# Buying Fish Online



## fishfreak (Sep 1, 2007)

Hi, has anyone had luck buying healthy fish and/or anemones online? We've always store bought, but have done some research on a few companies that ship safely at a much lower price than buying in store. Let me know if anyone has experience with this and what stores are best![/code]


----------



## gymnothorax (Sep 20, 2007)

In my experience your much better off buying from a knowledgable lfs


----------



## Cumminz_Dzl (Apr 11, 2008)

I was thinking the asme thing. I always go to marinedepotlive.com and look there to see what i want and about how much tey cost, then to go my LFS and negotiate a price. i usually meet halfway between LFS price and ONline price


----------



## Age of Aquariums (Apr 13, 2007)

fishfreak said:


> Hi, has anyone had luck buying healthy fish and/or anemones online? We've always store bought, but have done some research on a few companies that ship safely at a much lower price than buying in store. Let me know if anyone has experience with this and what stores are best![/code]



The shipping costs from ordering online comes to a higher total than your LFS, and every fish I've ordered from multiple sites, arrived with ich.


----------



## fishfreak (Sep 1, 2007)

One company I found will ship to your local airport next day shipping at a very low cost....but I was still unsure about fish quality and how they'd arrive.

I think it's interesting that one of you said that you negotiate w/your LFS. I must try!


----------



## fishfreak (Sep 1, 2007)

One company I found will ship to your local airport next day shipping at a very low cost....but I was still unsure about fish quality and how they'd arrive.

I think it's interesting that one of you said that you negotiate w/your LFS. I must try!


----------



## Age of Aquariums (Apr 13, 2007)

fishfreak said:


> One company I found will ship to your local airport next day shipping at a very low cost....but I was still unsure about fish quality and how they'd arrive.

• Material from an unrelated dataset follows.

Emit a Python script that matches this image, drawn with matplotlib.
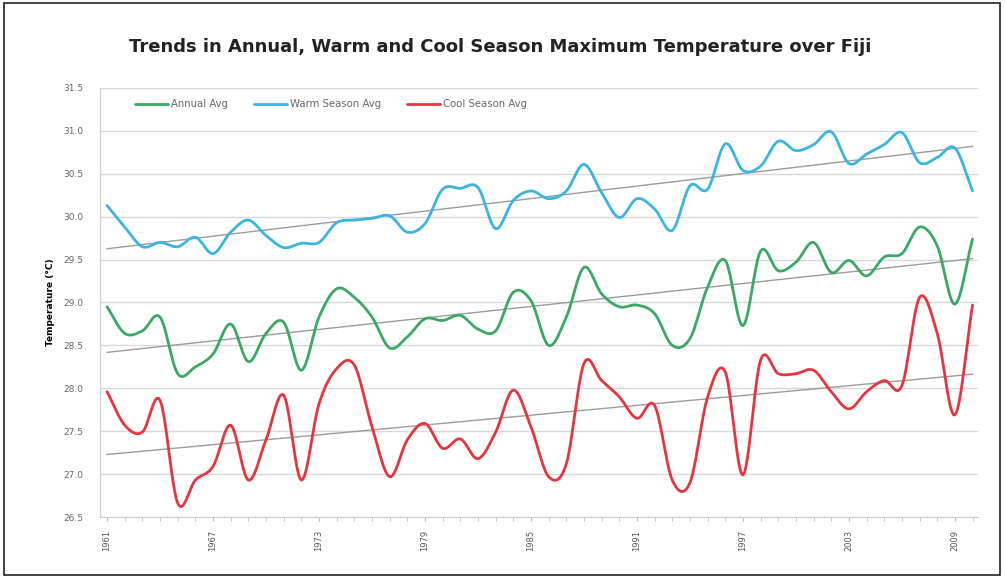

I think SeaTrade Marine does that.


----------



## Gump (Oct 26, 2006)

Almost every fish I own was shipped to me mainly because the fish stores dont carry what i want. I wouldnt order anything that you can get simply from your lfs or even from special orders a lot of fish stores can get in other items that they dont feel should be stocked daily.


----------



## taminate (Jun 2, 2008)

*online fish are ok*

I buy from drs foster and smith online...if you purchase enough , then it is well worth it. they are VERY good to deal with. my fish and crabs all arrived is perfect condition. the only reason i lost the one is because it managed to jump out of my tank. they are also very good to deal with in that when i bought corals from them, when they died, they were not hard to get my money back, they were more than happy to work with me. the shipping is expensive, but if you do a large order it is well worth it. oh, and they come with a 14 day arrive alive stay alive guarantee which i know my local stores do no offer.


----------